No rosto da selva, o verde canto de Jesus
Artigo de Aramis Millarch originalmente publicado em 22 de fevereiro de 1986
Há três anos, num álbum tão importante quanto inédito, Thiago de Mello, poeta amazonense, desde 1978 de volta ao Brasil após anos de exílio, gravou "Mormaço na Floresta", coleção de poemas extraídos dos seus livros mais conhecidos ("Faz Escuro Mas Eu Canto", "Os Estatutos do Homem", "Vento Geral" e "Canção do Amor Armado"), além, é claro, dos textos inéditos na época.
Apesar da qualidade e importância deste documento, produzido por Marilda Pedroso para a Sigla/ Som Livre, o disco ficou poucos meses em catálogo e hoje é raridade - como são, infelizmente, quase todos os trabalhos especiais que a Sigla tem produzido - "Os Mineiros", "Guia das Ruas de Salvador" com Jorge Amado, antologias poéticas de João Cabral de Mello Neto e Ferreira Gullar, sem falar no recém-lançado - mas pouquíssimo encontrado nas lojas - "A Música em Pessoa", magnífica realização de Elisa Byington e Olívia Hime - e ao qual dedicamos uma página há poucas semanas.
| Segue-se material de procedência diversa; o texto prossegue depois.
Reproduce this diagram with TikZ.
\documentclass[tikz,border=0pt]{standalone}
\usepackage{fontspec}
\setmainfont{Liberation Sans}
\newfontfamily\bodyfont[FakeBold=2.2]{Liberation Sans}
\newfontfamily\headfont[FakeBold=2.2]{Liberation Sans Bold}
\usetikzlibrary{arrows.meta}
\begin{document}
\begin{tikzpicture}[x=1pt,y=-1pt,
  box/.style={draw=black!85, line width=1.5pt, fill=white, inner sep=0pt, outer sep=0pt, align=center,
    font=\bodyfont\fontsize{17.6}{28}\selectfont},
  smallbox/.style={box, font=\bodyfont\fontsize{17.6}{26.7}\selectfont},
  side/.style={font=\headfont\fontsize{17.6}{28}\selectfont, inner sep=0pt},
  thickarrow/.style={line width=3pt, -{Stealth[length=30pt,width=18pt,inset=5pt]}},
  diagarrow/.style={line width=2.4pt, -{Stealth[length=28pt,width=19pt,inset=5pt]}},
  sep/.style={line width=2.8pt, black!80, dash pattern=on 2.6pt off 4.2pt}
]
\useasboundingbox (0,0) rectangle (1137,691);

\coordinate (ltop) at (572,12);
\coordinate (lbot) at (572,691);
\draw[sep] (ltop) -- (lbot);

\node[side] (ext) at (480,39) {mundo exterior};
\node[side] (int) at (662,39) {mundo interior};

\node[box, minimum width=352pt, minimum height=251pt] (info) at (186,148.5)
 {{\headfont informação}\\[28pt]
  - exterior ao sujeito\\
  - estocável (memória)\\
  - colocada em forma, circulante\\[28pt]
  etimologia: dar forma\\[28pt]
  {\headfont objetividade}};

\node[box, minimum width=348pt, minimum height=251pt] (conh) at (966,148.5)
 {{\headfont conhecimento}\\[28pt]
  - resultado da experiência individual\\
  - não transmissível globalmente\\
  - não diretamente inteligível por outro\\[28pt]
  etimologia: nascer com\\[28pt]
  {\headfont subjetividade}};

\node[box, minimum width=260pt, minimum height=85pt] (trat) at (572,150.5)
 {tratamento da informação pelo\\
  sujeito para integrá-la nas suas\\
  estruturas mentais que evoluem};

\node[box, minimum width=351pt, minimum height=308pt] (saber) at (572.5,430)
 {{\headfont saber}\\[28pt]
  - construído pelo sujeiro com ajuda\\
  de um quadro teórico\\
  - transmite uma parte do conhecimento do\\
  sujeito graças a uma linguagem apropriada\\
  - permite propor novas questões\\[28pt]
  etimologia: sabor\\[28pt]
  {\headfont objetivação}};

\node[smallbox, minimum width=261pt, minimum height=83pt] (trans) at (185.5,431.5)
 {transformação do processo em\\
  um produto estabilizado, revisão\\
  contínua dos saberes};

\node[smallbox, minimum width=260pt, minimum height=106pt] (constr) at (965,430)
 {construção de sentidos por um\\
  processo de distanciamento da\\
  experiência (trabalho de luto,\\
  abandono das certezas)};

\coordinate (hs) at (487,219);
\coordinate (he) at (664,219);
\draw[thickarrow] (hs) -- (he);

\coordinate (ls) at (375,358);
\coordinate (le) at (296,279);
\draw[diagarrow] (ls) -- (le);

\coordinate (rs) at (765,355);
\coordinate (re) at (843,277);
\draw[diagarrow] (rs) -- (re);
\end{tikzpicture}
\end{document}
Se mesmo um poeta famoso e conhecido como Thiago de Mello teve o seu álbum praticamente ignorado, o que dizer, então de um trabalho independente, sem qualquer esquema de comercialização, como o realizado pelo poeta João de Jesus Paes Loureiro ("Rostos da Amazônia"), gravado na Sonoviso no ano passado, com belíssimos temas musicais de Sebastião Tapajós, também responsável pela produção e direção?
Paraense como João de Jesus, Sebastião Tapajós é hoje um de nossos maiores violonistas e compositor de mão cheia. Com mais de 20 lps gravados aqui e no Exterior, regulares temporadas na Europa, Sebastião tem profundas ligações em Curitiba - cidade onde residiu por alguns anos e onde mantém grandes amigos.
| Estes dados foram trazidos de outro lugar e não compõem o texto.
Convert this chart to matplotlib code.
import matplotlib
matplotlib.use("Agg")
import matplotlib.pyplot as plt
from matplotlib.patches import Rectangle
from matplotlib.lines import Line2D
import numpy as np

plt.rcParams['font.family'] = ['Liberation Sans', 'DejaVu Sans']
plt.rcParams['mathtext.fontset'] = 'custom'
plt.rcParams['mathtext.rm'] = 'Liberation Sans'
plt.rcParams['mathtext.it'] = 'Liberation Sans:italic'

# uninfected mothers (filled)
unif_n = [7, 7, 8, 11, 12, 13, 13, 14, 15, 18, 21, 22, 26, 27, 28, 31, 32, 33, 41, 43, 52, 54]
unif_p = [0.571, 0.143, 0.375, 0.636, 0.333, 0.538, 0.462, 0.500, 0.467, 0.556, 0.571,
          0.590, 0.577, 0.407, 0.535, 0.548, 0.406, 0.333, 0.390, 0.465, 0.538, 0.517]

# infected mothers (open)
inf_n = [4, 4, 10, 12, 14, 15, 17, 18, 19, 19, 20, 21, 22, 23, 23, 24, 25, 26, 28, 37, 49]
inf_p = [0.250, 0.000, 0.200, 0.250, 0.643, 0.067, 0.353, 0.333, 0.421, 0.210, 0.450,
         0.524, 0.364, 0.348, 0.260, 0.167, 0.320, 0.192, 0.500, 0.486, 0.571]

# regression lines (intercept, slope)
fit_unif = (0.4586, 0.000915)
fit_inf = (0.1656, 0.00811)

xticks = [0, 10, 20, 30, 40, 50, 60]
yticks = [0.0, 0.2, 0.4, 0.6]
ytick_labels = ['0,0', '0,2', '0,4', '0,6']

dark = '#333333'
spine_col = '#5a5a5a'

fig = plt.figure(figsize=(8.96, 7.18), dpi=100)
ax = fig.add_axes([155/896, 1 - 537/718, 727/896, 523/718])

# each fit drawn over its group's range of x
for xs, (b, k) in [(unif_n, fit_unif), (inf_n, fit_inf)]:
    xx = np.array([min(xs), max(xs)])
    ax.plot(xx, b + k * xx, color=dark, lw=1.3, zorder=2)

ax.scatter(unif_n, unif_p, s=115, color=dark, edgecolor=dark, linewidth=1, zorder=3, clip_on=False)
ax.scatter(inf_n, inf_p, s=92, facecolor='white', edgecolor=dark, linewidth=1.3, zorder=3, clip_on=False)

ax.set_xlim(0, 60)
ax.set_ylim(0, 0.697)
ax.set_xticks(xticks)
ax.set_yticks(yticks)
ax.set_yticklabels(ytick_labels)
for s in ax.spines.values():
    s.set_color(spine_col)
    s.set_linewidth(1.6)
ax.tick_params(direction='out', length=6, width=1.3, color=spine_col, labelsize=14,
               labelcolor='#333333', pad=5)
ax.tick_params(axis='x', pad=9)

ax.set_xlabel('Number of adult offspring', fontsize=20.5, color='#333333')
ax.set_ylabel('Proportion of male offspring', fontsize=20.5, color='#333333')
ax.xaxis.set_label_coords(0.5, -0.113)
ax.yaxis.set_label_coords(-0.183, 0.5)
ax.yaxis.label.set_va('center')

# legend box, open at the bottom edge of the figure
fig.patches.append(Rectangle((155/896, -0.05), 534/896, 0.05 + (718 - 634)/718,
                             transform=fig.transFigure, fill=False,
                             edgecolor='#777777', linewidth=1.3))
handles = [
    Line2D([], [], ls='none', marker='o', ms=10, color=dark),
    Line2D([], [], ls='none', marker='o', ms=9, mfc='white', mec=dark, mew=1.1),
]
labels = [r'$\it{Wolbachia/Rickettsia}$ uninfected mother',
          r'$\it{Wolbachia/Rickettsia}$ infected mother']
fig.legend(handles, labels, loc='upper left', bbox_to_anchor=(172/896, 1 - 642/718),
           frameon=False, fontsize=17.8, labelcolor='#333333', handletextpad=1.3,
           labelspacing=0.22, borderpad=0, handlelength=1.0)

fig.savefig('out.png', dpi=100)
Amigo, antes de tudo, Tião estimulou João de Jesus Paes Loureiro, professor de Estética da Universidade Federal do Paraná, nascido em Abaetuba às margens do Tocantins, autor de teatro premiado com a peça "lha da Ira", galardeado também por seu livro de poemas ("Altar em Chamas", 1983), a registrar em disco uma coletânea de seus poemas.
Disto resultou um álbum magnífico, capa dupla, com fotos de Luiz Braga, acompanhado do encarte trazendo os poemas nos quais Jesus Paes fala dos mistérios, belezas e segredos da Amazônia.
Como outro poeta (e compositor) paraense, o vigoroso Vital Farias em seu "Saga da Amazônia" (lp "Sagas Brasileiras", Polygram, 1982); Paes Loureiro denuncia em "Rostos da Amazônia" a ação predatória do homem na Selva Amazônica:
As monetárias mãos/ cravos do latifúndio
rasgam o rosto da terra/ As monetárias mãos
Remos do latifúndio/ rasgam o rosto das águas
As monetárias mãos/ balas do latifúndio
rasgam o rosto dos homens.
Entre cânticos da terra, da flora e fauna, do romance das Icamiabas, todo o lado B do álbum é reservado "A História Luminosa e Triste de Cobra Norato", como uma homenagem "aos que, na Amazônia defendem a vida" - e na qual, tomado por tema a obra-prima que Raul Bopp publicou há 53 anos passados: "Cobra Norato". Gaúcho de Tupaceretã, falecido em 2 de junho de 1984, aos 76 anos, Bopp, diplomata, jornalista, aventureiro em sua mocidade - e um dos grandes nomes do nacionalismo na poesia, fez de "Cobra Norato" o grande canto da Amazônia - sobre o qual João de Jesus Paes Loureiro, reconstrói agora um longo poema, repleto de imagens da maior força e beleza.
"Rostos da Amazônia" é um registro poético com gosto de selva, sabor de rio e a alma de uma imensa região - tão bela quanto ainda desconhecida de todos nós.